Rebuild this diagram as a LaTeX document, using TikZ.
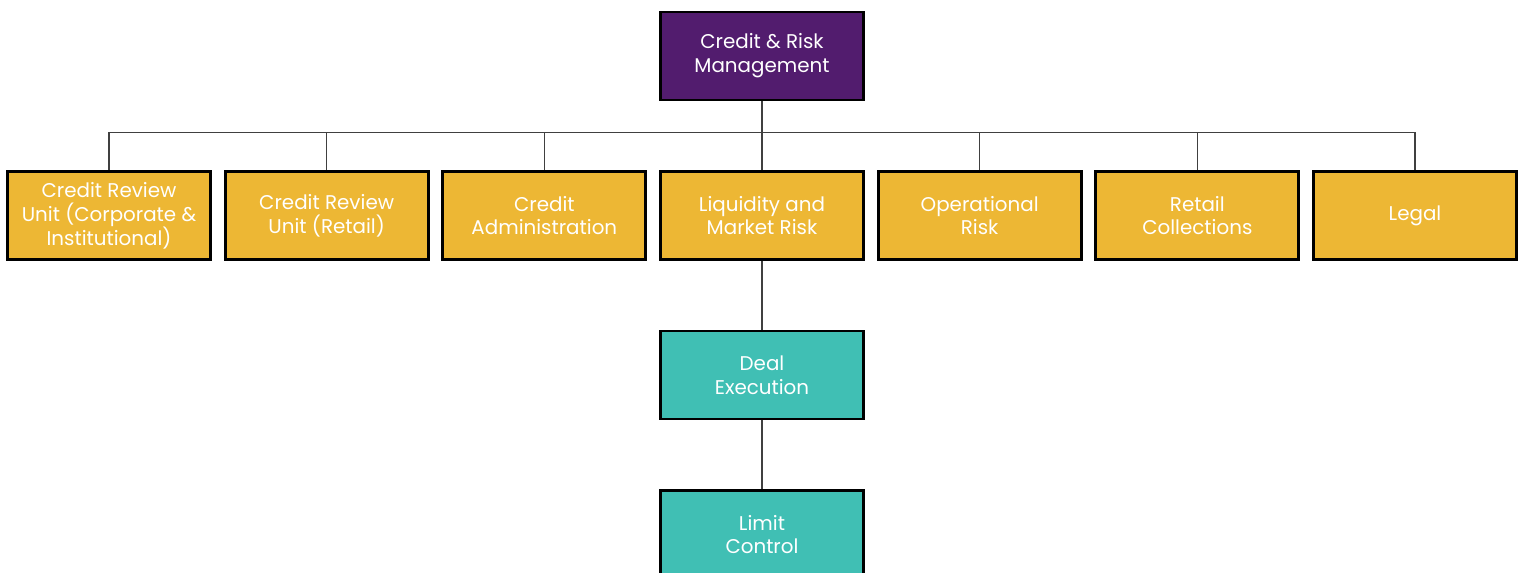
\documentclass[tikz,border=0pt]{standalone}
\usepackage{fontspec}
\setmainfont{Poppins}
\usetikzlibrary{trees}
\definecolor{riskpurple}{RGB}{82,28,110}
\definecolor{unitgold}{RGB}{237,183,52}
\definecolor{deskteal}{RGB}{64,191,180}

\begin{document}
\begin{tikzpicture}
        [level distance=3.19cm,
        every node/.style={rectangle,draw=black,line width=1.7pt,
                     minimum width=4.06cm,minimum height=1.76cm,inner sep=2pt,
                     fill=riskpurple,text=white,align=center,
                     font=\fontsize{11.3}{13.6}\selectfont},
        edge from parent/.style={draw=black!75,line width=0.85pt},
        edge from parent path={(\tikzparentnode.south) -- ++(0,-0.62)
                     -| (\tikzchildnode.north)},
        level 1/.style={sibling distance=4.3533cm,nodes={fill=unitgold}},
        level 2/.style={nodes={fill=deskteal}},
        level 3/.style={nodes={fill=deskteal}}]
        \useasboundingbox (0,0) rectangle (30.44,-11.46);
        \node (crm) at (15.24,-1.12) {Credit \& Risk\\Management}
            child {node (cruci) {Credit Review\\Unit (Corporate \&\\Institutional)}}
            child {node (crur) {Credit Review\\Unit (Retail)}}
            child {node (cadm) {Credit\\Administration}}
            child {node (lmr) {Liquidity and\\Market Risk}
                child {node (deal) {Deal\\Execution}
                    child {node (limit) {Limit\\Control}}}
            }
            child {node (oprisk) {Operational\\Risk}}
            child {node (rcoll) {Retail\\Collections}}
            child {node (legal) {Legal}}
        ;
\end{tikzpicture}
\end{document}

━━━━

◆ SHORT TASK:
Leave the images out and output the remaining material exactly as it stands.

◆ SOLUTION FOR THIS EXERCISE:
Rebuild this diagram as a LaTeX document, using TikZ.
\documentclass[tikz,border=0pt]{standalone}
\usepackage{fontspec}
\setmainfont{Poppins}
\usetikzlibrary{trees}
\definecolor{riskpurple}{RGB}{82,28,110}
\definecolor{unitgold}{RGB}{237,183,52}
\definecolor{deskteal}{RGB}{64,191,180}

\begin{document}
\begin{tikzpicture}
        [level distance=3.19cm,
        every node/.style={rectangle,draw=black,line width=1.7pt,
                     minimum width=4.06cm,minimum height=1.76cm,inner sep=2pt,
                     fill=riskpurple,text=white,align=center,
                     font=\fontsize{11.3}{13.6}\selectfont},
        edge from parent/.style={draw=black!75,line width=0.85pt},
        edge from parent path={(\tikzparentnode.south) -- ++(0,-0.62)
                     -| (\tikzchildnode.north)},
        level 1/.style={sibling distance=4.3533cm,nodes={fill=unitgold}},
        level 2/.style={nodes={fill=deskteal}},
        level 3/.style={nodes={fill=deskteal}}]
        \useasboundingbox (0,0) rectangle (30.44,-11.46);
        \node (crm) at (15.24,-1.12) {Credit \& Risk\\Management}
            child {node (cruci) {Credit Review\\Unit (Corporate \&\\Institutional)}}
            child {node (crur) {Credit Review\\Unit (Retail)}}
            child {node (cadm) {Credit\\Administration}}
            child {node (lmr) {Liquidity and\\Market Risk}
                child {node (deal) {Deal\\Execution}
                    child {node (limit) {Limit\\Control}}}
            }
            child {node (oprisk) {Operational\\Risk}}
            child {node (rcoll) {Retail\\Collections}}
            child {node (legal) {Legal}}
        ;
\end{tikzpicture}
\end{document}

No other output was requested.